Extract each line of the material that follows exactly and omit its pictures.
>> start Collected material
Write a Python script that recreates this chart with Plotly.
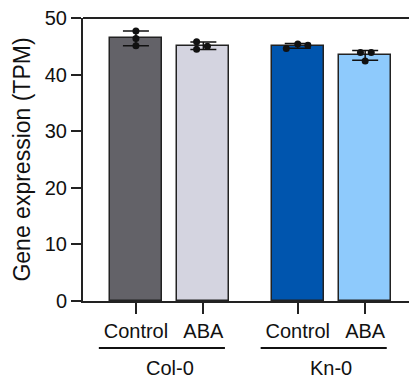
import plotly.graph_objects as go
import numpy as np

groups = ["Col-0", "Kn-0"]
treatments = ["Control", "ABA", "Control", "ABA"]
positions = [0, 1, 2.4, 3.4]
replicates = [
    [47.7, 46.4, 45.1],
    [45.8, 44.5, 45.0],
    [44.6, 45.4, 45.2],
    [43.9, 43.9, 42.4],
]
jitter = [
    [0.0, 0.0, 0.0],
    [-0.1, -0.1, 0.06],
    [-0.17, 0.0, 0.15],
    [-0.07, 0.09, 0.0],
]
colors = ["#636268", "#d4d4e0", "#0055ae", "#8ecafc"]

means = [float(np.mean(r)) for r in replicates]
sds = [float(np.std(r, ddof=1)) for r in replicates]

fig = go.Figure()
fig.add_trace(go.Bar(
    x=positions, y=means, width=0.77,
    marker=dict(color=colors, line=dict(color="#222222", width=1.5)),
    error_y=dict(type="data", array=sds, visible=True, color="#111111", thickness=1.5, width=13),
    showlegend=False,
))
px, py = [], []
for p, r, j in zip(positions, replicates, jitter):
    for v, o in zip(r, j):
        px.append(p + o)
        py.append(v)
fig.add_trace(go.Scatter(
    x=px, y=py, mode="markers",
    marker=dict(color="#111111", size=7),
    showlegend=False,
))

font = "Liberation Sans, Arial, sans-serif"
fig.update_layout(
    width=409, height=379,
    margin=dict(l=83, r=0, t=18, b=78),
    plot_bgcolor="white", paper_bgcolor="white",
    font=dict(family=font, size=20, color="#111111"),
    xaxis=dict(
        range=[-0.785, 4.05], tickmode="array", tickvals=positions, ticktext=treatments,
        showline=True, linecolor="#222222", linewidth=2, ticks="outside", ticklen=11,
        tickwidth=1.5, tickcolor="#222222", showgrid=False, zeroline=False,
        tickfont=dict(size=20),
    ),
    yaxis=dict(
        range=[0, 50], tickvals=[0, 10, 20, 30, 40, 50],
        showline=True, linecolor="#222222", linewidth=2, ticks="outside", ticklen=10,
        tickwidth=1.5, tickcolor="#222222", showgrid=False, zeroline=False,
        title=dict(text="Gene expression (TPM)", font=dict(size=23), standoff=8),
        tickfont=dict(size=20),
    ),
    bargap=0,
)
# top frame line
fig.add_shape(type="line", xref="paper", yref="paper", x0=0, x1=1, y0=1, y1=1,
              line=dict(color="#222222", width=2))
# group underlines and labels
for gi, g in enumerate(groups):
    a, b = positions[2 * gi], positions[2 * gi + 1]
    fig.add_shape(type="line", xref="x", yref="paper", x0=a - 0.55, x1=b + 0.32,
                  y0=-0.166, y1=-0.166, line=dict(color="#111111", width=2))
    fig.add_annotation(x=(a + b) / 2, y=-0.235, xref="x", yref="paper", text=g,
                       showarrow=False, font=dict(size=20), yanchor="middle")

fig.write_html("out.html")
>> end Collected material
— Full solution —
Write a Python script that recreates this chart with Plotly.
import plotly.graph_objects as go
import numpy as np

groups = ["Col-0", "Kn-0"]
treatments = ["Control", "ABA", "Control", "ABA"]
positions = [0, 1, 2.4, 3.4]
replicates = [
    [47.7, 46.4, 45.1],
    [45.8, 44.5, 45.0],
    [44.6, 45.4, 45.2],
    [43.9, 43.9, 42.4],
]
jitter = [
    [0.0, 0.0, 0.0],
    [-0.1, -0.1, 0.06],
    [-0.17, 0.0, 0.15],
    [-0.07, 0.09, 0.0],
]
colors = ["#636268", "#d4d4e0", "#0055ae", "#8ecafc"]

means = [float(np.mean(r)) for r in replicates]
sds = [float(np.std(r, ddof=1)) for r in replicates]

fig = go.Figure()
fig.add_trace(go.Bar(
    x=positions, y=means, width=0.77,
    marker=dict(color=colors, line=dict(color="#222222", width=1.5)),
    error_y=dict(type="data", array=sds, visible=True, color="#111111", thickness=1.5, width=13),
    showlegend=False,
))
px, py = [], []
for p, r, j in zip(positions, replicates, jitter):
    for v, o in zip(r, j):
        px.append(p + o)
        py.append(v)
fig.add_trace(go.Scatter(
    x=px, y=py, mode="markers",
    marker=dict(color="#111111", size=7),
    showlegend=False,
))

font = "Liberation Sans, Arial, sans-serif"
fig.update_layout(
    width=409, height=379,
    margin=dict(l=83, r=0, t=18, b=78),
    plot_bgcolor="white", paper_bgcolor="white",
    font=dict(family=font, size=20, color="#111111"),
    xaxis=dict(
        range=[-0.785, 4.05], tickmode="array", tickvals=positions, ticktext=treatments,
        showline=True, linecolor="#222222", linewidth=2, ticks="outside", ticklen=11,
        tickwidth=1.5, tickcolor="#222222", showgrid=False, zeroline=False,
        tickfont=dict(size=20),
    ),
    yaxis=dict(
        range=[0, 50], tickvals=[0, 10, 20, 30, 40, 50],
        showline=True, linecolor="#222222", linewidth=2, ticks="outside", ticklen=10,
        tickwidth=1.5, tickcolor="#222222", showgrid=False, zeroline=False,
        title=dict(text="Gene expression (TPM)", font=dict(size=23), standoff=8),
        tickfont=dict(size=20),
    ),
    bargap=0,
)
# top frame line
fig.add_shape(type="line", xref="paper", yref="paper", x0=0, x1=1, y0=1, y1=1,
              line=dict(color="#222222", width=2))
# group underlines and labels
for gi, g in enumerate(groups):
    a, b = positions[2 * gi], positions[2 * gi + 1]
    fig.add_shape(type="line", xref="x", yref="paper", x0=a - 0.55, x1=b + 0.32,
                  y0=-0.166, y1=-0.166, line=dict(color="#111111", width=2))
    fig.add_annotation(x=(a + b) / 2, y=-0.235, xref="x", yref="paper", text=g,
                       showarrow=False, font=dict(size=20), yanchor="middle")

fig.write_html("out.html")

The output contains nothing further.